Canada PM Mark Carney says old relationship with US ‘is over’

Canada PM Mark Carney says old relationship with US ‘is over’

Jessica Murphy & Bernd Debusmann

BBC News

Reporting fromToronto and Washington DC

Canada: Retaliatory trade action to have “maximum impact” on US

Canadian Prime Minister Mark Carney said that Canada’s old relationship with the United States, “based on deepening integration of our economies and tight security and military cooperation, is over”.

Speaking to reporters in Ottawa after a cabinet meeting, Carney said Canadians must “fundamentally reimagine our economy” in the face of US President Donald Trump’s tariffs.

He said Canada would respond with retaliatory tariffs that will have “maximum impact” on the US.

Trump announced on Wednesday he would target imported vehicles and vehicle parts with a 25% tax, stating: “This is permanent.”

Carney, the Liberal Party leader, called the original Canada-US Automotive Products Agreement signed in 1965 the most important deal in his lifetime.

“That’s finished with these tariffs,” he said in French.

He continued that Canada can sustain an auto industry with the US tariffs provided the government and business community work to “reimagine” and “retool” the industry.

Canada needs to build an economy Canadians can control, he said, and that would include rethinking it’s trade relationship with other partners.

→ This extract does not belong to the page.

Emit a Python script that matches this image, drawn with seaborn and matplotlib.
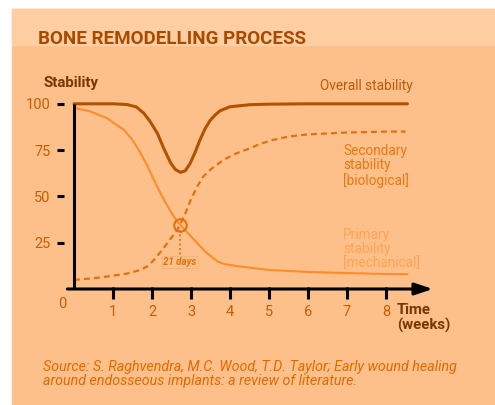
import matplotlib
matplotlib.use("Agg")
import matplotlib.pyplot as plt
from matplotlib.patches import Rectangle
import pandas as pd
import seaborn as sns

# ---- data (weeks vs. stability %) ----
overall_weeks = [0, 0.5, 1.0, 1.36, 1.6, 1.79, 1.95, 2.14, 2.3, 2.48, 2.6, 2.73, 2.85,
                 2.97, 3.1, 3.23, 3.36, 3.49, 3.62, 3.75, 4.0, 4.5, 5, 6, 7, 8, 8.55]
overall_stability = [100, 100, 100, 99.6, 98.3, 94.9, 90.5, 84, 76, 68, 64.5, 63, 63.8,
                     67.5, 73.5, 80.5, 86.5, 91, 94, 96.3, 98.4, 99.5, 99.8, 100, 100, 100, 100]

primary_weeks = [0, 0.4, 0.85, 1.28, 1.5, 1.71, 1.88, 2.05, 2.18, 2.31, 2.48, 2.65, 2.72,
                 2.95, 3.15, 3.4, 3.67, 3.85, 4.2, 5, 6, 7, 8, 8.55]
primary_stability = [97.8, 96, 92.2, 85.9, 80.5, 73.3, 66.5, 58.9, 53.3, 48, 41.8, 36.3, 34.8,
                     29.5, 25, 19.5, 15, 13.5, 12.3, 10.3, 9.2, 8.6, 8.1, 8]

secondary_weeks = [0, 0.5, 0.94, 1.35, 1.71, 1.9, 2.05, 2.22, 2.39, 2.52, 2.65, 2.72, 2.88,
                   2.97, 3.15, 3.31, 3.53, 3.83, 4.17, 4.51, 4.77, 5.1, 5.5, 6, 7, 8, 8.5]
secondary_stability = [4.9, 5.8, 7, 8.3, 10.3, 12.5, 15.7, 20, 24.7, 28.3, 32, 34.8, 42,
                       47, 55, 60.6, 65, 69.7, 73.3, 76, 78.3, 80.5, 82.3, 83.5, 84.5, 85, 85]

crossing_week = 2.72
crossing_value = 34.8
crossing_label = "21 days"

y_ticks = [25, 50, 75, 100]
x_ticks = [1, 2, 3, 4, 5, 6, 7, 8]

# ---- style ----
sns.set_theme(style="white")
plt.rcParams["font.family"] = ["Roboto", "DejaVu Sans"]

PANEL = "#FEC08B"
HEADER = "#FFCEA3"
C_OVERALL = "#B25200"
C_OVERALL_TXT = "#BC5A05"
C_PRIMARY = "#FF8C2A"
C_PRIMARY_TXT = "#FFA350"
C_SECONDARY = "#E2700F"
C_SECONDARY_TXT = "#E87810"
C_TICK = "#C65E00"
C_DARK = "#7A3600"
C_TITLE = "#A84B00"
C_SOURCE = "#E06A00"

W, H = 495, 405
fig = plt.figure(figsize=(W / 100, H / 100), dpi=100, facecolor="white")

# background panels
fig.patches.append(Rectangle((12 / W, 0), 1 - 12 / W, (H - 9) / H,
                             transform=fig.transFigure, color=PANEL, zorder=-10))
fig.patches.append(Rectangle((12 / W, (H - 45) / H), 1 - 12 / W, 36 / H,
                             transform=fig.transFigure, color=HEADER, zorder=-9))

# axes: x=0 at px 74, 39 px/week; y=0 at px 289, 1.852 px/unit
xmin, xmax = -0.25, 9.3
ymin, ymax = -2, 108
x0px, xs = 74, 39
y0px, ys = 289, 1.852
left = (x0px + xmin * xs) / W
width = (xmax - xmin) * xs / W
bottom = (H - (y0px - ymin * ys)) / H
height = (ymax - ymin) * ys / H
ax = fig.add_axes([left, bottom, width, height])
ax.set_facecolor("none")
ax.set_xlim(xmin, xmax)
ax.set_ylim(ymin, ymax)
for s in ax.spines.values():
    s.set_visible(False)

df_o = pd.DataFrame({"week": overall_weeks, "value": overall_stability})
df_p = pd.DataFrame({"week": primary_weeks, "value": primary_stability})
df_s = pd.DataFrame({"week": secondary_weeks, "value": secondary_stability})

sns.lineplot(data=df_p, x="week", y="value", ax=ax, color=C_PRIMARY, lw=1.5,
             sort=False, estimator=None, zorder=3)
sns.lineplot(data=df_s, x="week", y="value", ax=ax, color=C_SECONDARY, lw=1.6,
             sort=False, estimator=None, zorder=3, dashes=False, linestyle=(0, (2.7, 1.8)))
sns.lineplot(data=df_o, x="week", y="value", ax=ax, color=C_OVERALL, lw=2.2,
             sort=False, estimator=None, zorder=4)

# axis lines
ax.plot([0, 0], [0, 100], color="black", lw=2.2, solid_capstyle="butt", zorder=5,
        clip_on=False)
ax.annotate("", xy=(9.2, 0), xytext=(-0.17, 0),
            arrowprops=dict(arrowstyle="-|>,head_length=0.9,head_width=0.3",
                            color="black", lw=2.2, shrinkA=0, shrinkB=0),
            zorder=5, annotation_clip=False)

ax.set_yticks(y_ticks)
ax.set_yticklabels([str(v) for v in y_ticks])
ax.set_xticks(x_ticks)
ax.set_xticklabels([str(v) for v in x_ticks])
ax.tick_params(axis="y", direction="out", length=5, width=2.2, color="black",
               labelsize=10.5, labelcolor=C_TICK, pad=5, left=True)
ax.tick_params(axis="x", direction="inout", length=8, width=2.2, color="black",
               labelsize=10.5, labelcolor=C_TICK, pad=5, bottom=True)
ax.text(-0.31, -4.2, "0", ha="center", va="top", fontsize=10.5, color=C_TICK)
ax.set_xlabel("")
ax.set_ylabel("")

# crossing marker
ax.plot([crossing_week], [crossing_value], marker="o", ms=9, mfc="none",
        mec=C_SECONDARY, mew=1.5, zorder=6)
ax.plot([crossing_week, crossing_week], [crossing_value - 3, 18.5], color=C_SECONDARY,
        lw=1.3, linestyle=(0, (1, 1.5)), zorder=6)
ax.text(crossing_week, 14.6, crossing_label, ha="center", va="center", fontsize=7,
        fontweight="bold", fontstyle="italic", color=C_SECONDARY, zorder=6,
        bbox=dict(boxstyle="square,pad=0.1", fc="none", ec="#F7B27A", lw=0.6))

# series labels
ax.text(6.3, 109.5, "Overall stability", ha="left", va="center", fontsize=9.8,
        color=C_OVERALL_TXT)
ax.text(6.9, 66.5, "Secondary\nstability\n[biological]", ha="left", va="center",
        fontsize=9.8, color=C_SECONDARY_TXT, linespacing=1.02)
ax.text(6.9, 21.5, "Primary\nstability\n[mechanical]", ha="left", va="center",
        fontsize=9.8, color=C_PRIMARY_TXT, linespacing=1.02)

# axis titles
fig.text(43 / W, 1 - 83.5 / H, "Stability", ha="left", va="center", fontsize=10.8,
         fontweight="bold", color=C_DARK)
fig.text(397 / W, 1 - 318 / H, "Time\n(weeks)", ha="left", va="center", fontsize=10.8,
         fontweight="bold", color=C_DARK, linespacing=1.0)

# title
fig.text(38 / W, 1 - 44.5 / H, "BONE REMODELLING PROCESS", ha="left", va="baseline",
         fontsize=13.5, fontweight="bold", color=C_TITLE)

# source
fig.text(43 / W, 1 - 373.5 / H,
         "Source: S. Raghvendra, M.C. Wood, T.D. Taylor; Early wound healing\n"
         "around endosseous implants: a review of literature.",
         ha="left", va="center", fontsize=10.3, fontstyle="italic", color=C_SOURCE,
         linespacing=1.0)

fig.savefig("out.png", dpi=100, facecolor="white")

It remains to be seen whether Canadians can have a strong trading relationship with the United States going forward, he added.

Carney has switched his campaign plans ahead of next month’s general election to confront the latest import duties.

The US has already partially imposed a blanket 25% tariff on Canadian goods, along with a 25% duty on all aluminium and steel imports. Canada has so far retaliated with about C$60bn ($42bn; £32bn) of tariffs on US goods.

The new car tariffs will come into effect on 2 April, with charges on businesses importing vehicles starting the next day, the White House said. Taxes on parts are set to start in May or later.

Early on Thursday morning, Trump warned Canada and the EU against joining forces versus the US in the trade war.

“If the European Union works with Canada in order to do economic harm to the USA, large scale Tariffs, far larger than currently planned, will be placed on them both,” he posted on his Truth Social platform.

Carney met his ministers in Ottawa on Thursday morning to “discuss trade options”. He had originally been scheduled to campaign in Quebec.

He said during his press conference that President Trump had reached out to him last night to schedule a call, and that it would take place in the “next day or two”.

If it takes place, this would be the first call between the two heads of state.

Watch: Trump announces 25% tariff on cars ‘not made in the United States’

Pierre Poilievre, leader of the Conservatives, the main opposition party, called the tariffs “unjustified and unprovoked”.

The NDP, a left-wing party that previously helped prop up the minority Liberal government of ex-PM Justin Trudeau, also switched its campaign plans on Thursday.

Jagmeet Singh, the NDP leader, spent the day meeting union leaders and car workers in Windsor, Ontario, an auto manufacturing hub across from Detroit, Michigan.

He said the US tariffs are a “betrayal” against a close ally, saying that “Donald Trump has started an illegal trade war with Canada” for “absolutely no reason”.

He said any auto company that moves their operations out of Canada because of the tariffs should be blocked from selling cars in the country.

Canadians go to the polls on 28 April.

The US imported about eight million cars last year – accounting for about $240bn in trade and roughly half of overall sales.

Graphic showing how many car industry supply chains cross North American borders. Powdered aluminium from Tennessee is turned into rods in Pennsylvania, before crossing the border so the rods can be shaped and polished in Canada, then taken to Mexico to be assembled into pistons, before crossing back into the US

Earlier this month, after he became Liberal leader and before he was sworn in as prime minister, Carney gave a victory speech in which he lambasted the US president.

“A person who worships at the altar of Donald Trump will kneel before him, not stand up to him,” he said, while assailing his main rival, Poilievre.

Mexico is the top supplier of cars to the US, followed by South Korea, Japan, Canada and Germany.

Mexican President Claudia Sheinbaum, in a news conference on Thursday morning, declined to comment directly on the new auto tariffs.

She vowed her government would “always defend Mexico”, and fight to maintain job creation and protect Mexican companies affected by import taxes.

She said Mexico would provide an “integral response” to the Trump administration’s tariffs on 3 April, the day after many are due to come into effect.

Sheinbaum has repeatedly noted that many US car companies have operations in both Mexico and Canada, which are bound by a North American free trade agreement that Trump himself negotiated during his first term in the White House.

“Of course, there shouldn’t be tariffs,” she said on Thursday. “That’s the essence of the free trade agreement.”